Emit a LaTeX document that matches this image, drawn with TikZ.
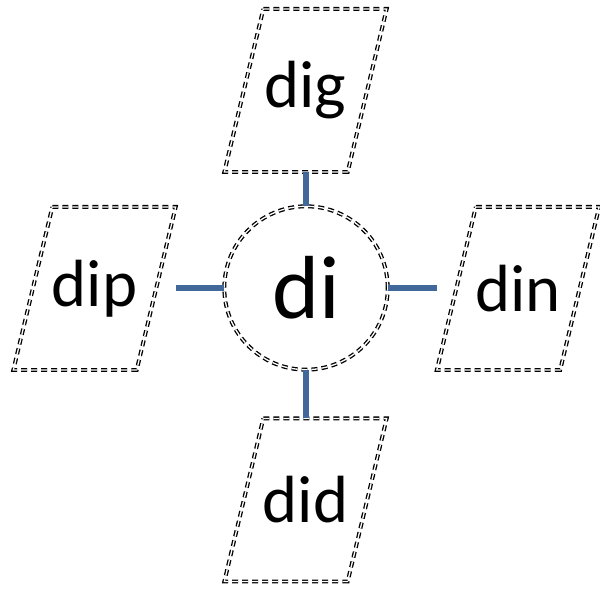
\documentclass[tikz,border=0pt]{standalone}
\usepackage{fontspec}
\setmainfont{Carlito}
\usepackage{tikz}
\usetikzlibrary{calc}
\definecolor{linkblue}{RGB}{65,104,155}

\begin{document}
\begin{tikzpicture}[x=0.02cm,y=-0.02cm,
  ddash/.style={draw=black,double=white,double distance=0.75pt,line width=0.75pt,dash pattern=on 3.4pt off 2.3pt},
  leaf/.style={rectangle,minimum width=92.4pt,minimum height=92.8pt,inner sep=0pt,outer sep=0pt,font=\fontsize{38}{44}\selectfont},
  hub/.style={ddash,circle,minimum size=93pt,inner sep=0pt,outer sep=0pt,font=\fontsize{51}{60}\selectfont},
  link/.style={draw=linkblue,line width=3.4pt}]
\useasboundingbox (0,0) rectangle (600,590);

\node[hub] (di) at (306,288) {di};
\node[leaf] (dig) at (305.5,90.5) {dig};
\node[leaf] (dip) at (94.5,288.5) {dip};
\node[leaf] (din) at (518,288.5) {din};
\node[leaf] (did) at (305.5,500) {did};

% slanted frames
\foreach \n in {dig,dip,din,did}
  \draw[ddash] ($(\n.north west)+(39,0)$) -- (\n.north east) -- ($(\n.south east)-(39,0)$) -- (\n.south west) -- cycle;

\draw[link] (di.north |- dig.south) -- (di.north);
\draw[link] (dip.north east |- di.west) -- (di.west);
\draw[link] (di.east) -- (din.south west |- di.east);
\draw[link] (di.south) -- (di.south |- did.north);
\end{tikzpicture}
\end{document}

+ + + +

### AIM:
All of the material above needs to be restated exactly, with no pictures.

### SOLUTION TO THIS PROBLEM:
Emit a LaTeX document that matches this image, drawn with TikZ.
\documentclass[tikz,border=0pt]{standalone}
\usepackage{fontspec}
\setmainfont{Carlito}
\usepackage{tikz}
\usetikzlibrary{calc}
\definecolor{linkblue}{RGB}{65,104,155}

\begin{document}
\begin{tikzpicture}[x=0.02cm,y=-0.02cm,
  ddash/.style={draw=black,double=white,double distance=0.75pt,line width=0.75pt,dash pattern=on 3.4pt off 2.3pt},
  leaf/.style={rectangle,minimum width=92.4pt,minimum height=92.8pt,inner sep=0pt,outer sep=0pt,font=\fontsize{38}{44}\selectfont},
  hub/.style={ddash,circle,minimum size=93pt,inner sep=0pt,outer sep=0pt,font=\fontsize{51}{60}\selectfont},
  link/.style={draw=linkblue,line width=3.4pt}]
\useasboundingbox (0,0) rectangle (600,590);

\node[hub] (di) at (306,288) {di};
\node[leaf] (dig) at (305.5,90.5) {dig};
\node[leaf] (dip) at (94.5,288.5) {dip};
\node[leaf] (din) at (518,288.5) {din};
\node[leaf] (did) at (305.5,500) {did};

% slanted frames
\foreach \n in {dig,dip,din,did}
  \draw[ddash] ($(\n.north west)+(39,0)$) -- (\n.north east) -- ($(\n.south east)-(39,0)$) -- (\n.south west) -- cycle;

\draw[link] (di.north |- dig.south) -- (di.north);
\draw[link] (dip.north east |- di.west) -- (di.west);
\draw[link] (di.east) -- (din.south west |- di.east);
\draw[link] (di.south) -- (di.south |- did.north);
\end{tikzpicture}
\end{document}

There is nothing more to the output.